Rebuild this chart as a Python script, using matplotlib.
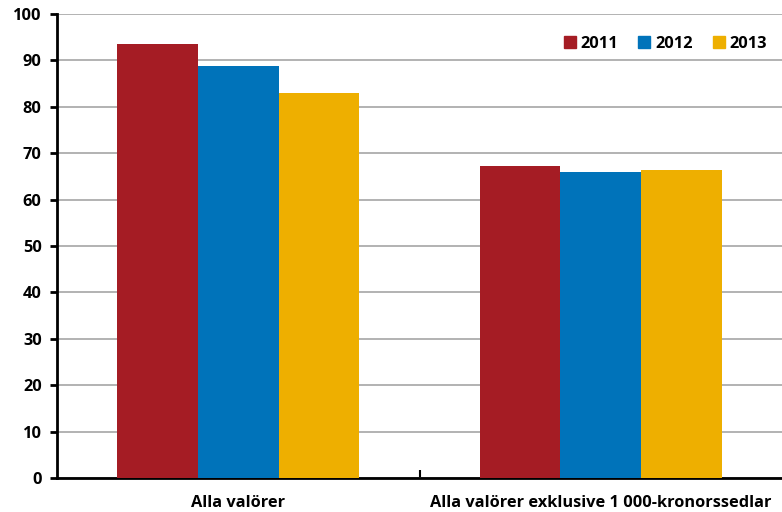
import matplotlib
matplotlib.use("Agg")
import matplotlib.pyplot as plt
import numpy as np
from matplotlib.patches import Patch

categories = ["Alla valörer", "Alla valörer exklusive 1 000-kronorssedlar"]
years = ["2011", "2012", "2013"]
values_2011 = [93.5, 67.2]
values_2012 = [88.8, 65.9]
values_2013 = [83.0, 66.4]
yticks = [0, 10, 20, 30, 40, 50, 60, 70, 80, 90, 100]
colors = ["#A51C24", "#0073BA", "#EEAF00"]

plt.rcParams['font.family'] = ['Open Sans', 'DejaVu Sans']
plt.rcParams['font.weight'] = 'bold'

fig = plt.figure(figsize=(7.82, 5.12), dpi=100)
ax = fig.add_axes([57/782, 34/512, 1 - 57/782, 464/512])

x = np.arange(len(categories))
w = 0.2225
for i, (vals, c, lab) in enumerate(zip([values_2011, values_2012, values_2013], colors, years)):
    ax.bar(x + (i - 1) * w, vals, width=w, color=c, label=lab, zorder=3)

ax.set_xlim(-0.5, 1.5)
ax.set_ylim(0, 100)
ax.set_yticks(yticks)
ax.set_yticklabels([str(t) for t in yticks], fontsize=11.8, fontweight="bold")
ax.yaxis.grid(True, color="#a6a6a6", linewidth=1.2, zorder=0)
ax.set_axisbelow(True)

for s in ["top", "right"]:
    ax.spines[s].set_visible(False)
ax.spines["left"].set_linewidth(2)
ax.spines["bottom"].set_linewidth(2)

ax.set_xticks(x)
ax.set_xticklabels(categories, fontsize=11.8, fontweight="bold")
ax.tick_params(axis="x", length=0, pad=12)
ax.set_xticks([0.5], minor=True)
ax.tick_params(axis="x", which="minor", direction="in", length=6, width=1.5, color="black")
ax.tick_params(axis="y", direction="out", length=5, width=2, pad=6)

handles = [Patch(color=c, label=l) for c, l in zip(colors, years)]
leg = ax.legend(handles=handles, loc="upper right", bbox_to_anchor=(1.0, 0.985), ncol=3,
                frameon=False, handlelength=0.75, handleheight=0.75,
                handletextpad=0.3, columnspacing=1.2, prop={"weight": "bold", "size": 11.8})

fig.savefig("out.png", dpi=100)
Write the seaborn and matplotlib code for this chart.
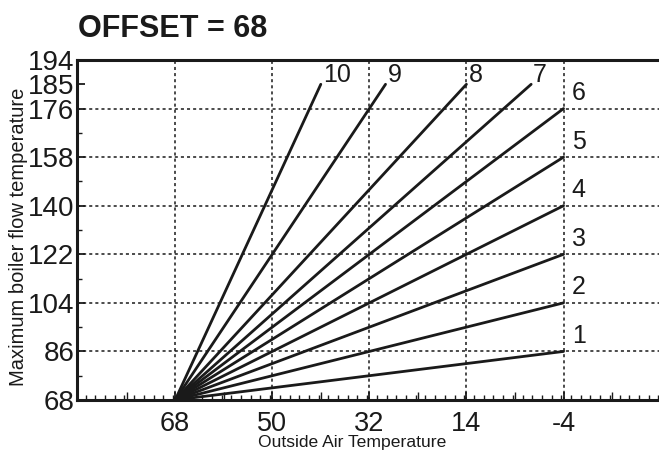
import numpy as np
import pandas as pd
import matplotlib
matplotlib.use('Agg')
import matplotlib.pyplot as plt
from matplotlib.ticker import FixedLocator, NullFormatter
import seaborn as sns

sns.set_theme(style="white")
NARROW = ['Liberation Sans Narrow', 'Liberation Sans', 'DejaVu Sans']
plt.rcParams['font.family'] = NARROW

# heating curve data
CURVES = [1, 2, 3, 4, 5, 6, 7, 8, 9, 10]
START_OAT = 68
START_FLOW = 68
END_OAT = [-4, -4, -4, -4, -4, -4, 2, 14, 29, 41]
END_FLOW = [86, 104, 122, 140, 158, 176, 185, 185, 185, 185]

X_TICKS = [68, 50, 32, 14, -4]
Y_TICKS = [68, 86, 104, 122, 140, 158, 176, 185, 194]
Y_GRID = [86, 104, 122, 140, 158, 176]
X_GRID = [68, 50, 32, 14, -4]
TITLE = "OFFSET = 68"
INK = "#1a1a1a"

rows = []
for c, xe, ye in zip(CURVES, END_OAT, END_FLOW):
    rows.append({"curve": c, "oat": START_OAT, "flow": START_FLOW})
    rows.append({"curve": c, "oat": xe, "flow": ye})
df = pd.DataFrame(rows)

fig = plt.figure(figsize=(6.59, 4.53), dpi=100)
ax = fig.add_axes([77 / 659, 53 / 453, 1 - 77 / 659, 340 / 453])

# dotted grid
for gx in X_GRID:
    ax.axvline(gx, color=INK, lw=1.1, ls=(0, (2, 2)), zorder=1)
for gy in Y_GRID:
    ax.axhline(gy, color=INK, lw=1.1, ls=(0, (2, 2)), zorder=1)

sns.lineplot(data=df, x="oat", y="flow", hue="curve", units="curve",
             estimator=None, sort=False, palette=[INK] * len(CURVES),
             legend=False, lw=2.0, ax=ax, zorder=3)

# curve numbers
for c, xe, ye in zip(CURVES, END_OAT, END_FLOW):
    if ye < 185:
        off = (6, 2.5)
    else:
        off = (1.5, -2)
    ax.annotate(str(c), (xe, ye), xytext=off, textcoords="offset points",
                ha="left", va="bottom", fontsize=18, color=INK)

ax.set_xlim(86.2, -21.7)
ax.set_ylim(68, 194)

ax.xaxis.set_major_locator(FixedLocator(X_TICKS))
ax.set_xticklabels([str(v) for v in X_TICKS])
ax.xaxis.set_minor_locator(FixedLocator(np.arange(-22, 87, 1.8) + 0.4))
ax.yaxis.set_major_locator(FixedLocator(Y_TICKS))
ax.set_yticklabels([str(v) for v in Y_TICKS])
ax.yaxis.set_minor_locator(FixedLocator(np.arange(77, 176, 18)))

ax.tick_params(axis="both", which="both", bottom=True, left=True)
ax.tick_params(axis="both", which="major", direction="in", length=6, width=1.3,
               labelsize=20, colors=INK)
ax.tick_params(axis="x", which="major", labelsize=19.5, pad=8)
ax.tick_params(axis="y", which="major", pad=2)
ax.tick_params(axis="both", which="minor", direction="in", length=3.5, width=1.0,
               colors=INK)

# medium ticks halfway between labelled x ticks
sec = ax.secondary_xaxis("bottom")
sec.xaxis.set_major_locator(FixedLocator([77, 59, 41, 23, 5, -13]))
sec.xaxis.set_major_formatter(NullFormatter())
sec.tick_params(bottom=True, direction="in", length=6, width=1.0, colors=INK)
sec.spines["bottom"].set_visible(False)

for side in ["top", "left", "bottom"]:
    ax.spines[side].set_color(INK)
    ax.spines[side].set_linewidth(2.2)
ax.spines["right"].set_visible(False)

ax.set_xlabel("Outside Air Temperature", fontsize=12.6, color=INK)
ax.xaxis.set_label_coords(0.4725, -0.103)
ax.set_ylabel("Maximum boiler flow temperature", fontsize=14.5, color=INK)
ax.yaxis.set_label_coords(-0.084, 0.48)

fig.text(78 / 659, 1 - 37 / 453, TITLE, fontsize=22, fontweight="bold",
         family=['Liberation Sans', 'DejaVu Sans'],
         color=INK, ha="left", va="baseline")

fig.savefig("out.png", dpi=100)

▶ [What to work on]
Go through the material above and count the lines that include "matplotlib". Give the number alone.

▶ [Output]
10